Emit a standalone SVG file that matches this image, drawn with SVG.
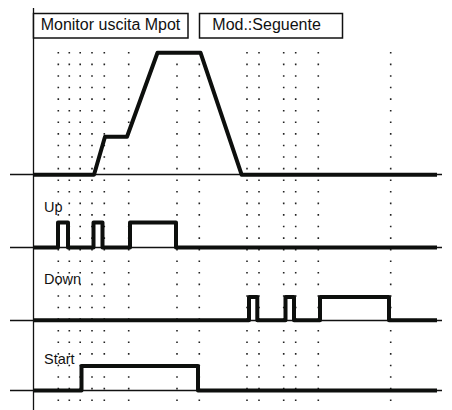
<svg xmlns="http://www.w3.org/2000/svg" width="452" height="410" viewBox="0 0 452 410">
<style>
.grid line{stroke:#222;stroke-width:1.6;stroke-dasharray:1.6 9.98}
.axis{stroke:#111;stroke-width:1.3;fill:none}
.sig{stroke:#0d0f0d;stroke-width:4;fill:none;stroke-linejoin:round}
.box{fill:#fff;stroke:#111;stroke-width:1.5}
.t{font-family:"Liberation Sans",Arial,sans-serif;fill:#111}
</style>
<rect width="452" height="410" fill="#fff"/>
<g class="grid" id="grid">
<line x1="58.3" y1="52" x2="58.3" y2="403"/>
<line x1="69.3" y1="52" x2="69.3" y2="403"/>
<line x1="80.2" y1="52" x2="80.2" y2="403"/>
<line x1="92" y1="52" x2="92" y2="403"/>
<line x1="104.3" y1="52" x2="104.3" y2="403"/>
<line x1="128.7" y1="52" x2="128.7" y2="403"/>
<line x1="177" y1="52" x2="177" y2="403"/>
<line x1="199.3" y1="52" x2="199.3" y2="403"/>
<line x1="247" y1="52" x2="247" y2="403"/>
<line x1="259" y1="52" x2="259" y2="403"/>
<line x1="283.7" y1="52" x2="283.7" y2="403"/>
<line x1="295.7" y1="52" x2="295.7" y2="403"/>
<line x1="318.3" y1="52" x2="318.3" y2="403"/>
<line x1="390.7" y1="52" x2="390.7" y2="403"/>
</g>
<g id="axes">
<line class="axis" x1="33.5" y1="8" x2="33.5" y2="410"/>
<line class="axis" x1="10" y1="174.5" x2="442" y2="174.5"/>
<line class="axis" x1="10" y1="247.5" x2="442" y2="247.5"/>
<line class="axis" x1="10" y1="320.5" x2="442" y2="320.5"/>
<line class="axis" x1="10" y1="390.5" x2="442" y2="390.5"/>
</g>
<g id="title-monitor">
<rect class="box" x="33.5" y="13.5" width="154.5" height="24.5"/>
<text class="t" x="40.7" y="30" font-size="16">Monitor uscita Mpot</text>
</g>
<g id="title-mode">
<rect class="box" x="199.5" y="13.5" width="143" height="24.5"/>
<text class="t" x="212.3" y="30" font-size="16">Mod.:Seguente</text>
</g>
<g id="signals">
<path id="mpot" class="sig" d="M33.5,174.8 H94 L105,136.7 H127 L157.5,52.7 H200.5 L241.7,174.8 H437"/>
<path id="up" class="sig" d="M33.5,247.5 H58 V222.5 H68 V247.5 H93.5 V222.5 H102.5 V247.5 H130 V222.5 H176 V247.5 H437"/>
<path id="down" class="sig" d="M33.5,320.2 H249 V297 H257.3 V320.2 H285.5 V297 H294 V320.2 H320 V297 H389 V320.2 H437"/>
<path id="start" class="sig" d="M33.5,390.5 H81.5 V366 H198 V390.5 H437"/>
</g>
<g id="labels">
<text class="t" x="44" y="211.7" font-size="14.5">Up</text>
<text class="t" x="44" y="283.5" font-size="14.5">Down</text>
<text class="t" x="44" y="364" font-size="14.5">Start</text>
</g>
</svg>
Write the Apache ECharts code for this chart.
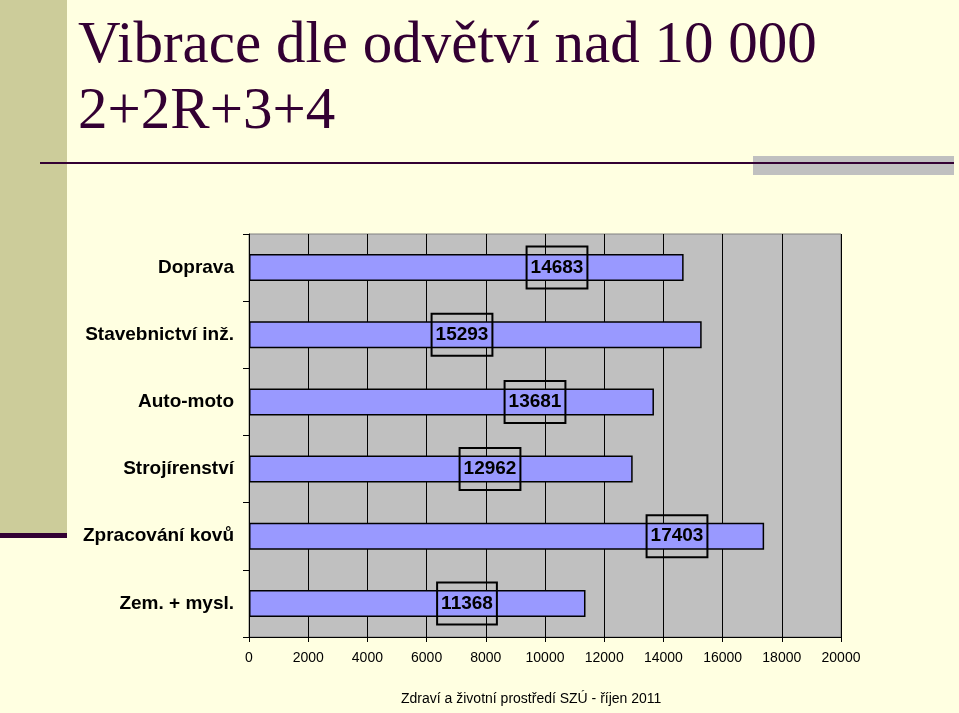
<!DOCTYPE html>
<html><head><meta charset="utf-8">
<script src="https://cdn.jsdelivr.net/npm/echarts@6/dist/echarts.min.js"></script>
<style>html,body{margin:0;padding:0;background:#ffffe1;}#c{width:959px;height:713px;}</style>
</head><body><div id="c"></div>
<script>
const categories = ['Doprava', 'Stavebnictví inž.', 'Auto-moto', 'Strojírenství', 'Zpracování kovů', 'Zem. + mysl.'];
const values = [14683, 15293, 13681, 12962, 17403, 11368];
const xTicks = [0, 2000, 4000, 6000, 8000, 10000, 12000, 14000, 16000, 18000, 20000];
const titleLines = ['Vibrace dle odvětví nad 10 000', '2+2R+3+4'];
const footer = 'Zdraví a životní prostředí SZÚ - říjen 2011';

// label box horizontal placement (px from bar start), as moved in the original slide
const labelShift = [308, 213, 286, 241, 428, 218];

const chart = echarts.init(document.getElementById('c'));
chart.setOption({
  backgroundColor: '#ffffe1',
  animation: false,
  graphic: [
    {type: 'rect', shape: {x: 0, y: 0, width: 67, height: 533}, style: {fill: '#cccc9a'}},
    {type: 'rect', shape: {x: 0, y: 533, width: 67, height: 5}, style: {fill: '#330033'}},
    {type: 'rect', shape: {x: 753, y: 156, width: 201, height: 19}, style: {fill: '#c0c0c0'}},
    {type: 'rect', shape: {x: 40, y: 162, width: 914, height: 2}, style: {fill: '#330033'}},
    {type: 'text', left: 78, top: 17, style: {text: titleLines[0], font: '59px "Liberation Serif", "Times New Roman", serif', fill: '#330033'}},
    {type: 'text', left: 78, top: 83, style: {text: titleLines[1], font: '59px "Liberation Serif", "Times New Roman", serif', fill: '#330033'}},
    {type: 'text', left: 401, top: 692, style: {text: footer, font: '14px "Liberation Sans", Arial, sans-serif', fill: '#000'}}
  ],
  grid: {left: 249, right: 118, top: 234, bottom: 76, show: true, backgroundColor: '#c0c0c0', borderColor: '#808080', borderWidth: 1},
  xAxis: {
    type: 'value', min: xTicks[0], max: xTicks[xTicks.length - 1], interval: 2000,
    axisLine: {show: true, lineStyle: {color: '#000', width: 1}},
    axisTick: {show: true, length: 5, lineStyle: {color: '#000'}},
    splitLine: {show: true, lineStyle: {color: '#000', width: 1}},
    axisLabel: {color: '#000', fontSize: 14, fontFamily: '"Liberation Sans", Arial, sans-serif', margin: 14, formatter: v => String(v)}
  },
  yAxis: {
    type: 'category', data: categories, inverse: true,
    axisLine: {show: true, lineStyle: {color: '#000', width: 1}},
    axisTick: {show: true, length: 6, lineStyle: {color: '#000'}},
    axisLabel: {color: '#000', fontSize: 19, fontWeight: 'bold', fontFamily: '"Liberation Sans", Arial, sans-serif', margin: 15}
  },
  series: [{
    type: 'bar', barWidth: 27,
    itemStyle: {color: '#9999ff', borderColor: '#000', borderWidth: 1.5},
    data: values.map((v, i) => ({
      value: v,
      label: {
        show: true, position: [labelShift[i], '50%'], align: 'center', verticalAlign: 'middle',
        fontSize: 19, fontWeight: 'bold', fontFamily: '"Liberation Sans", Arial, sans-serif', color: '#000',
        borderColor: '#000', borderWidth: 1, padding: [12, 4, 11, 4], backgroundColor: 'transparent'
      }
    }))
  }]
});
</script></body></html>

> **Problem description**:
Each record should be quoted exactly, with the images omitted.

> **Result**:
Emit a standalone SVG file that matches this image, drawn with SVG.
<svg xmlns="http://www.w3.org/2000/svg" width="452" height="410" viewBox="0 0 452 410">
<style>
.grid line{stroke:#222;stroke-width:1.6;stroke-dasharray:1.6 9.98}
.axis{stroke:#111;stroke-width:1.3;fill:none}
.sig{stroke:#0d0f0d;stroke-width:4;fill:none;stroke-linejoin:round}
.box{fill:#fff;stroke:#111;stroke-width:1.5}
.t{font-family:"Liberation Sans",Arial,sans-serif;fill:#111}
</style>
<rect width="452" height="410" fill="#fff"/>
<g class="grid" id="grid">
<line x1="58.3" y1="52" x2="58.3" y2="403"/>
<line x1="69.3" y1="52" x2="69.3" y2="403"/>
<line x1="80.2" y1="52" x2="80.2" y2="403"/>
<line x1="92" y1="52" x2="92" y2="403"/>
<line x1="104.3" y1="52" x2="104.3" y2="403"/>
<line x1="128.7" y1="52" x2="128.7" y2="403"/>
<line x1="177" y1="52" x2="177" y2="403"/>
<line x1="199.3" y1="52" x2="199.3" y2="403"/>
<line x1="247" y1="52" x2="247" y2="403"/>
<line x1="259" y1="52" x2="259" y2="403"/>
<line x1="283.7" y1="52" x2="283.7" y2="403"/>
<line x1="295.7" y1="52" x2="295.7" y2="403"/>
<line x1="318.3" y1="52" x2="318.3" y2="403"/>
<line x1="390.7" y1="52" x2="390.7" y2="403"/>
</g>
<g id="axes">
<line class="axis" x1="33.5" y1="8" x2="33.5" y2="410"/>
<line class="axis" x1="10" y1="174.5" x2="442" y2="174.5"/>
<line class="axis" x1="10" y1="247.5" x2="442" y2="247.5"/>
<line class="axis" x1="10" y1="320.5" x2="442" y2="320.5"/>
<line class="axis" x1="10" y1="390.5" x2="442" y2="390.5"/>
</g>
<g id="title-monitor">
<rect class="box" x="33.5" y="13.5" width="154.5" height="24.5"/>
<text class="t" x="40.7" y="30" font-size="16">Monitor uscita Mpot</text>
</g>
<g id="title-mode">
<rect class="box" x="199.5" y="13.5" width="143" height="24.5"/>
<text class="t" x="212.3" y="30" font-size="16">Mod.:Seguente</text>
</g>
<g id="signals">
<path id="mpot" class="sig" d="M33.5,174.8 H94 L105,136.7 H127 L157.5,52.7 H200.5 L241.7,174.8 H437"/>
<path id="up" class="sig" d="M33.5,247.5 H58 V222.5 H68 V247.5 H93.5 V222.5 H102.5 V247.5 H130 V222.5 H176 V247.5 H437"/>
<path id="down" class="sig" d="M33.5,320.2 H249 V297 H257.3 V320.2 H285.5 V297 H294 V320.2 H320 V297 H389 V320.2 H437"/>
<path id="start" class="sig" d="M33.5,390.5 H81.5 V366 H198 V390.5 H437"/>
</g>
<g id="labels">
<text class="t" x="44" y="211.7" font-size="14.5">Up</text>
<text class="t" x="44" y="283.5" font-size="14.5">Down</text>
<text class="t" x="44" y="364" font-size="14.5">Start</text>
</g>
</svg>
Write the Apache ECharts code for this chart.
<!DOCTYPE html>
<html><head><meta charset="utf-8">
<script src="https://cdn.jsdelivr.net/npm/echarts@6/dist/echarts.min.js"></script>
<style>html,body{margin:0;padding:0;background:#ffffe1;}#c{width:959px;height:713px;}</style>
</head><body><div id="c"></div>
<script>
const categories = ['Doprava', 'Stavebnictví inž.', 'Auto-moto', 'Strojírenství', 'Zpracování kovů', 'Zem. + mysl.'];
const values = [14683, 15293, 13681, 12962, 17403, 11368];
const xTicks = [0, 2000, 4000, 6000, 8000, 10000, 12000, 14000, 16000, 18000, 20000];
const titleLines = ['Vibrace dle odvětví nad 10 000', '2+2R+3+4'];
const footer = 'Zdraví a životní prostředí SZÚ - říjen 2011';

// label box horizontal placement (px from bar start), as moved in the original slide
const labelShift = [308, 213, 286, 241, 428, 218];

const chart = echarts.init(document.getElementById('c'));
chart.setOption({
  backgroundColor: '#ffffe1',
  animation: false,
  graphic: [
    {type: 'rect', shape: {x: 0, y: 0, width: 67, height: 533}, style: {fill: '#cccc9a'}},
    {type: 'rect', shape: {x: 0, y: 533, width: 67, height: 5}, style: {fill: '#330033'}},
    {type: 'rect', shape: {x: 753, y: 156, width: 201, height: 19}, style: {fill: '#c0c0c0'}},
    {type: 'rect', shape: {x: 40, y: 162, width: 914, height: 2}, style: {fill: '#330033'}},
    {type: 'text', left: 78, top: 17, style: {text: titleLines[0], font: '59px "Liberation Serif", "Times New Roman", serif', fill: '#330033'}},
    {type: 'text', left: 78, top: 83, style: {text: titleLines[1], font: '59px "Liberation Serif", "Times New Roman", serif', fill: '#330033'}},
    {type: 'text', left: 401, top: 692, style: {text: footer, font: '14px "Liberation Sans", Arial, sans-serif', fill: '#000'}}
  ],
  grid: {left: 249, right: 118, top: 234, bottom: 76, show: true, backgroundColor: '#c0c0c0', borderColor: '#808080', borderWidth: 1},
  xAxis: {
    type: 'value', min: xTicks[0], max: xTicks[xTicks.length - 1], interval: 2000,
    axisLine: {show: true, lineStyle: {color: '#000', width: 1}},
    axisTick: {show: true, length: 5, lineStyle: {color: '#000'}},
    splitLine: {show: true, lineStyle: {color: '#000', width: 1}},
    axisLabel: {color: '#000', fontSize: 14, fontFamily: '"Liberation Sans", Arial, sans-serif', margin: 14, formatter: v => String(v)}
  },
  yAxis: {
    type: 'category', data: categories, inverse: true,
    axisLine: {show: true, lineStyle: {color: '#000', width: 1}},
    axisTick: {show: true, length: 6, lineStyle: {color: '#000'}},
    axisLabel: {color: '#000', fontSize: 19, fontWeight: 'bold', fontFamily: '"Liberation Sans", Arial, sans-serif', margin: 15}
  },
  series: [{
    type: 'bar', barWidth: 27,
    itemStyle: {color: '#9999ff', borderColor: '#000', borderWidth: 1.5},
    data: values.map((v, i) => ({
      value: v,
      label: {
        show: true, position: [labelShift[i], '50%'], align: 'center', verticalAlign: 'middle',
        fontSize: 19, fontWeight: 'bold', fontFamily: '"Liberation Sans", Arial, sans-serif', color: '#000',
        borderColor: '#000', borderWidth: 1, padding: [12, 4, 11, 4], backgroundColor: 'transparent'
      }
    }))
  }]
});
</script></body></html>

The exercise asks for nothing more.